Intelligent Large-Scale AP Control with Remarkable Energy Saving in Campus WiFi System

Full WiFi coverage is more and more prevalent in many places such as university, enterprise, big mall, etc. To achieve full WiFi coverage in a wide area is very costly. Not only extensive AP deployments are expensive, to operate and maintain such large-scale APs every day can also cost much, e.g., the huge power consumption. In this paper, we collect large-scale AP status data in our campus WiFi system, which contains over 8,000 APs and serves about 40,000 active end-users in the area of 3.0925 km2 • After conducting empirical studies on AP loads, we find Idle Phenomenon prevails throughout the trace. A large portion of APs are running without any user association, which will inevitably lead to unnecessary energy consumption.
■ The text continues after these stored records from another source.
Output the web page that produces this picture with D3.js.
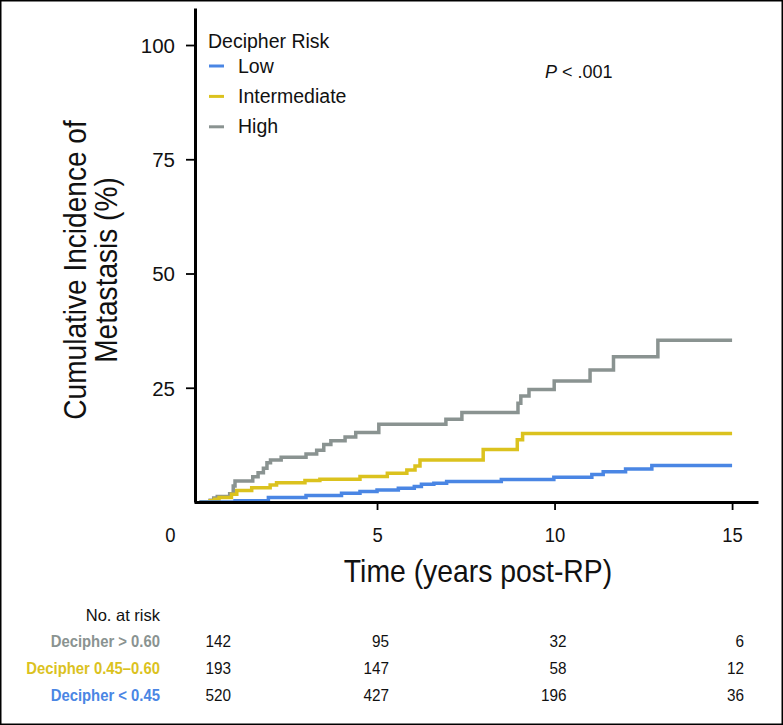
<!DOCTYPE html>
<html><head><meta charset="utf-8">
<script src="https://cdn.jsdelivr.net/npm/d3@7"></script>
<style>
body{margin:0;background:#fff;}
svg{display:block;}
text{font-family:"Liberation Sans",Arial,Helvetica,sans-serif;}
</style></head>
<body>
<svg id="c" width="783" height="725"></svg>
<script>
// ---- data ----
const seriesNames = ["Low", "Intermediate", "High"];
const seriesColors = ["#4a86e4", "#dbc21e", "#8a9391"];
// step points [years, cumulative incidence %]
const lowSteps = [[0,0],[1.0,0.3],[1.94,1.0],[3.0,1.4],[4.0,1.9],[4.52,2.3],[5.0,2.6],[5.6,3.0],[6.05,3.4],[6.25,3.9],[6.6,4.1],[6.96,4.5],[8.5,4.9],[9.98,5.4],[11.05,6.0],[11.37,6.6],[12.0,7.2],[12.74,8.0],[15,8.0]];
const intSteps = [[0,0],[0.3,0.3],[0.42,0.6],[0.55,1.0],[0.9,1.7],[1.05,2.5],[1.47,3.1],[1.99,3.7],[2.17,4.2],[2.97,4.7],[3.39,5.0],[4.52,5.6],[5.29,6.3],[5.84,7.0],[6.07,7.9],[6.21,9.2],[7.99,11.5],[8.95,13.6],[9.1,15.0],[15,15.0]];
const highSteps = [[0,0],[0.3,0.4],[0.4,0.9],[0.5,1.2],[0.85,1.8],[0.95,3.5],[1.0,4.6],[1.5,5.5],[1.65,6.4],[1.8,7.4],[1.9,8.6],[2.0,9.2],[2.3,9.8],[3.0,10.5],[3.3,11.3],[3.5,12.6],[3.7,13.4],[4.1,14.2],[4.4,15.2],[5.05,17.0],[6.94,18.1],[7.39,19.6],[8.97,21.6],[9.05,23.2],[9.28,24.6],[9.99,26.5],[11.0,28.9],[11.66,31.8],[12.91,35.4],[15,35.4]];
const xTicks = [5, 10, 15];
const yTicks = [25, 50, 75, 100];
const riskRowLabels = ["Decipher > 0.60", "Decipher 0.45\u20130.60", "Decipher < 0.45"];
const riskRowColors = ["#8a9391", "#dbc21e", "#4a86e4"];
const riskTimes = [0, 5, 10, 15];
const riskHigh = [142, 95, 32, 6];
const riskInt = [193, 147, 58, 12];
const riskLow = [520, 427, 196, 36];

// ---- chart ----
const svg = d3.select("#c");
function ctext(x, y, size, anchor, str, rot, sx){
  const s = sx || 0.9;
  return svg.append("text")
    .attr("transform", `translate(${x},${y})` + (rot ? ` rotate(${rot})` : "") + ` scale(${s},1)`)
    .attr("font-size", size).attr("text-anchor", anchor).attr("fill", "#111").text(str);
}

svg.append("rect").attr("x",0.75).attr("y",0.75).attr("width",781.5).attr("height",723.5)
  .attr("fill","none").attr("stroke","#000").attr("stroke-width",1.5);

const x = d3.scaleLinear().domain([-0.155, 15.73]).range([194, 758]);
const y = d3.scaleLinear().domain([0, 108.1]).range([502, 8]);

// curves
const line = d3.line().x(d=>x(d[0])).y(d=>y(d[1])).curve(d3.curveStepAfter);
const allSteps = [lowSteps, intSteps, highSteps];
[2,1,0].forEach(idx=>{
  svg.append("path").attr("d", line(allSteps[idx])).attr("fill","none")
    .attr("stroke", seriesColors[idx]).attr("stroke-width",3.5);
});

// y axis
const yAxis = d3.axisLeft(y).tickValues(yTicks).tickSize(9).tickSizeOuter(0).tickPadding(11);
const gy = svg.append("g").attr("transform","translate(195,0)").call(yAxis);
gy.attr("font-family", null);
gy.select(".domain").attr("stroke-width",3);
gy.selectAll(".tick line").attr("stroke-width",1.8);
gy.selectAll("text").attr("font-size",20.5).attr("fill","#111").attr("dy","0.36em");

// x axis
const xAxis = d3.axisBottom(x).tickValues(xTicks).tickSize(8).tickSizeOuter(0);
const gx = svg.append("g").attr("transform","translate(0,502)").call(xAxis);
gx.attr("font-family", null);
gx.select(".domain").attr("stroke-width",3);
gx.selectAll(".tick line").attr("stroke-width",1.8);
gx.selectAll("text").attr("font-size",20.5).attr("fill","#111")
  .attr("y",null).attr("dy",0).attr("transform","translate(0,39.5) scale(0.9,1)");
ctext(x(0)-29, 541.5, 20.5, "middle", "0");

// axis titles
ctext(86, 270, 30.5, "middle", "Cumulative Incidence of", -90, 0.92);
ctext(117, 270, 30.5, "middle", "Metastasis (%)", -90, 0.92);
ctext(478, 582, 30.5, "middle", "Time (years post-RP)", null, 0.93);

// legend
svg.append("text").attr("font-size",19.5).attr("fill","#111")
  .attr("x",208).attr("y",48).text("Decipher Risk");
seriesNames.forEach((n,i)=>{
  const ly = 66 + i*30.4;
  svg.append("line").attr("x1",209).attr("x2",224).attr("y1",ly).attr("y2",ly)
    .attr("stroke",seriesColors[i]).attr("stroke-width",3);
  svg.append("text").attr("font-size",19.5).attr("fill","#111")
    .attr("x",238).attr("y",ly+6.5).text(n);
});

// p value
const pt = svg.append("text").attr("font-size",18).attr("fill","#111")
  .attr("x",545).attr("y",78);
pt.append("tspan").attr("font-style","italic").text("P");
pt.append("tspan").text(" < .001");

// risk table
svg.append("text").attr("font-size",16.5).attr("fill","#111")
  .attr("x",160).attr("y",621).attr("text-anchor","end").text("No. at risk");
const riskRows = [riskHigh, riskInt, riskLow];
const rowY = [646.5, 674, 701];
riskRows.forEach((row,r)=>{
  ctext(160, rowY[r], 16.5, "end", riskRowLabels[r])
    .attr("font-weight","bold").attr("fill",riskRowColors[r]);
  row.forEach((v,j)=>{
    const t = riskTimes[j];
    const first = j===0;
    ctext(first ? x(t)+6 : x(t)+12, rowY[r], 17, first ? "start" : "end", v);
  });
});
</script>
</body></html>
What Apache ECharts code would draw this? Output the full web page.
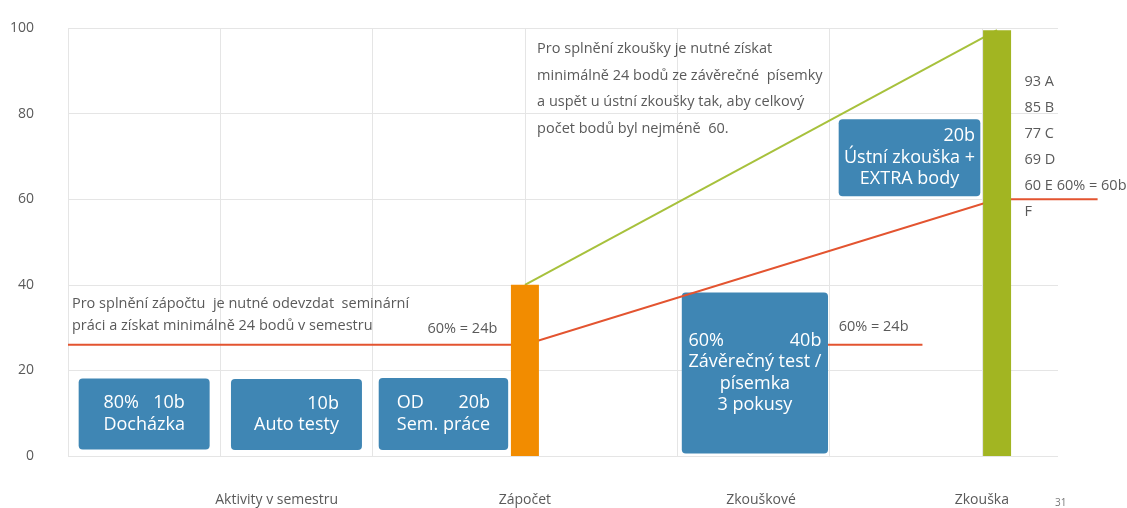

Inspired by this, we propose an intelligent large-scale AP control scheme, named as ACE (i.e., AP Control with Energy saving), to dynamically control large-scale APs (On or Off for energy saving meanwhile without loss of WiFi coverage. In ACE, the load of each AP is predicted first by the random forest algorithm, and those APs whose idle durations last for more than the length of the pre-defined sliding window will be turned off. We conduct extensive trace-driven simulations to demonstrate the efficiency of the ACE scheme; specifically, more than 70% of power energy can be saved with over 92 % of user WiFi coverage guaranteed in average.